Make America Great Again
Make America Great Again. Las pancartas, las cachuchas rojas. Los gritos desaforados de quienes, como si se tratara de una consigna de guerra, no han dudado en esgrimir la frase como argumento para justificar su propio resentimiento hacia quienes les parecen distintos: negros, musulmanes, mexicanos, todos van en el mismo costal para quienes se dejaron seducir por el canto de sirenas de Donald Trump.

Un canto de sirenas que no era sino la suma —medianamente articulada— de los resentimientos más acendrados de los estadounidenses que crecieron con la convicción de un derecho natural sobre las otras naciones, en contraposición con el multilateralismo prevaleciente en los tiempos recientes. Los mismos que apoyaron las teorías sobre la nacionalidad keniana de Barack Obama, o que insistieron en la perversidad de un negocio de pizzas en el que se jugaba ping-pong. Los que estuvieron dispuestos a creer en las teorías más disparatadas bajo el grito de lock her up, y que terminaron por llevar a un cretino a la presidencia del país más poderoso del mundo.

Un cretino que, al parecer, nunca supo entender la relevancia de su cargo y se quedó enredado en un juego de poder que le ha llevado a cometer, de manera presumible, delitos que pondrían en riesgo la investidura —cuya legitimidad sigue empeñado en defender a pesar del poder— que ya detenta. La lista de los delitos que ha podido cometer aumenta día con día, mientras que en sus viajes se inclina ante el monarca saudí y, tácitamente, ante el presidente ruso: la sumisión de Donald Trump ante Vladimir Putin ha quedado más que demostrada con las últimas filtraciones sobre sus reuniones con los funcionarios de la República Rusa. Quien ha declarado que no fue capaz de negarse a una petición del antiguo líder de la KGB y, posteriormente, fanfarroneó ante sus emisarios sobre la remoción del obstáculo que existía entre ellos, hoy parece que tendrá que enfrentarse a la ironía de sus propias palabras.

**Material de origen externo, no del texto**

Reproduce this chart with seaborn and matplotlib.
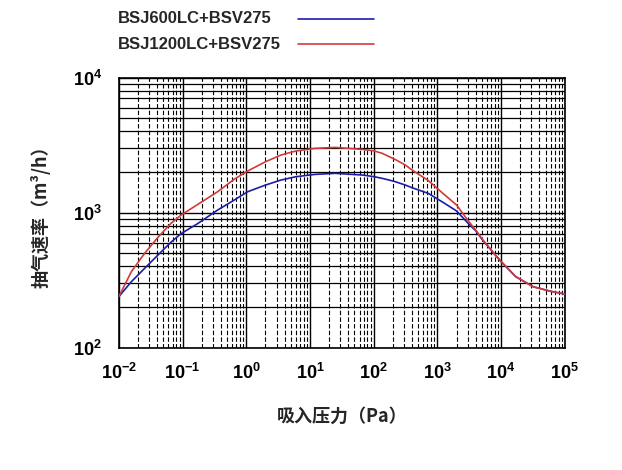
import numpy as np
import pandas as pd
import seaborn as sns
import matplotlib.pyplot as plt
from matplotlib.lines import Line2D
from matplotlib.ticker import LogLocator, FuncFormatter, NullFormatter

# suction pressure (Pa) and pumping speed (m3/h)
pressure = [0.01, 0.0157, 0.0254, 0.041, 0.066, 0.095, 0.173, 0.355, 0.646,
            1.05, 2, 3.5, 6, 12, 25, 66, 100, 136, 178, 220, 316, 400, 720,
            1200, 2000, 3000, 4000, 5200, 7000, 9500, 17000, 32000, 60000, 100000]
speed_600 = [239, 308, 387, 485, 605, 700, 830, 1045, 1239,
             1428, 1600, 1743, 1845, 1920, 1955, 1900, 1850, 1795, 1740, 1694, 1600,
             1530, 1390, 1200, 1030, 840, 735, 622, 529, 446, 336, 283, 262, 250]
speed_1200 = [239, 365, 500, 656, 834, 960, 1150, 1428, 1766,
              2032, 2380, 2670, 2860, 2990, 3040, 2940, 2870, 2750, 2590, 2470, 2250,
              2070, 1730, 1400, 1140, 880, 743, 627, 529, 446, 336, 283, 262, 250]
series = ['BSJ600LC+BSV275', 'BSJ1200LC+BSV275']
colors = ['#1c1caa', '#d23a3a']

df = pd.concat([
    pd.DataFrame({'pressure': pressure, 'speed': speed_600, 'model': series[0]}),
    pd.DataFrame({'pressure': pressure, 'speed': speed_1200, 'model': series[1]}),
])

sns.set_theme(style='white')
plt.rcParams['font.family'] = ['Noto Sans CJK SC', 'DejaVu Sans']
plt.rcParams['mathtext.fontset'] = 'custom'
plt.rcParams['mathtext.bf'] = 'Liberation Sans:bold'
plt.rcParams['mathtext.rm'] = 'Liberation Sans:bold'

fig = plt.figure(figsize=(6.22, 4.70), dpi=100)
ax = fig.add_axes([0.191, 0.26, 0.717, 0.575])

sns.lineplot(data=df, x='pressure', y='speed', hue='model', palette=colors,
             linewidth=1.2, legend=False, ax=ax, zorder=3)
ax.set_xscale('log')
ax.set_yscale('log')
ax.set_xlim(1e-2, 1e5)
ax.set_ylim(1e2, 1e4)

ax.xaxis.set_major_locator(LogLocator(base=10, numticks=20))
ax.xaxis.set_minor_locator(LogLocator(base=10, subs=np.arange(2, 10), numticks=20))
ax.yaxis.set_major_locator(LogLocator(base=10, numticks=20))
ax.yaxis.set_minor_locator(LogLocator(base=10, subs=np.arange(2, 10), numticks=20))
fmt = FuncFormatter(lambda v, p: r'$\mathbf{10^{%d}}$' % round(np.log10(v)))
ax.xaxis.set_major_formatter(fmt)
ax.yaxis.set_major_formatter(fmt)
ax.xaxis.set_minor_formatter(NullFormatter())
ax.yaxis.set_minor_formatter(NullFormatter())

ax.grid(True, which='major', axis='both', color='black', linewidth=1.0, linestyle='-')
ax.grid(True, which='minor', axis='x', color='black', linewidth=0.8, linestyle=(0, (4, 2)))
ax.grid(True, which='minor', axis='y', color='black', linewidth=0.9, linestyle='-')
ax.tick_params(which='both', length=0, labelsize=13, colors='black')
ax.tick_params(axis='x', pad=11)
ax.tick_params(axis='y', pad=12)
for s in ax.spines.values():
    s.set_color('black')
    s.set_linewidth(1.2)

ax.set_xlabel('吸入压力（Pa）', fontsize=13, fontweight='bold', labelpad=17)
ax.set_ylabel('抽气速率（m³/h）', fontsize=13, fontweight='bold', labelpad=16)

# legend drawn at the top, text left and line on the right
for i, (name, c) in enumerate(zip(series, colors)):
    y = 0.960 - i * 0.054
    fig.text(0.19, y, name, fontsize=12, fontweight='bold', va='center',
             family=['Liberation Sans', 'DejaVu Sans'])
    fig.add_artist(Line2D([0.479, 0.601], [y, y], color=c, linewidth=1.2))

fig.savefig('out.png', dpi=100)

Donald Trump prometió hacer América grandiosa de nuevo, y hoy parece estar a punto de lograrlo. No como él pensaba, por supuesto: a su distopía se tuvo que oponer la realidad. Una realidad que, por fin, salió a la luz pública: la estrategia de contrastes —que llevó a una sociedad al límite— también terminó por revelar el gran valor de la comunidad mexicana en los EU. Un valor que, probablemente, jamás habría sido revelado de haber llegado Hillary Clinton a la presidencia de los EU. Los mexicanos, bajo los demócratas, eran clientela con la que se podía negociar con ventaja; hoy, bajo los republicanos de Trump, se han convertido en un factor de poder: la campaña de contrastes ha favorecido, en realidad, la percepción sobre la convivencia antes que la segregación. Tras los exabruptos de Trump, la sociedad norteamericana ha descubierto que quienes pensaban —por las promesas electorales— que eran sus enemigos, en realidad son sus aliados. Como nosotros, como la Unión Europea. Somos sus aliados, en una relación más que simbiótica: para los EU sería imposible vivir sin quienes brindamos estabilidad a sus fronteras, en la misma medida en que nos sería a nosotros prescindir de la cooperación con quienes son los proveedores de las armas que tienen a nuestro país sumergido en un baño de sangre.

El caso de Trump es irónico: tras las últimas acusaciones, las probabilidades de que cumpla un año entero en la presidencia se antojan remotas. Sin embargo, entre las pocas acciones que ha logrado se encontrarán el haber puesto –antes de su destitución- nuestra contribución a la sociedad norteamericana en blanco y negro, y el peso de la relación entre vecinos. La negociación del TLCAN se hubiera dado, de cualquier manera, con la llegada de Hillary: la estulticia de Trump nos permite actuar con la sagacidad necesaria para aprovechar las circunstancias. América no son sólo los gringos: hagamos de nuestro continente, de verdad, algo grandioso de nuevo.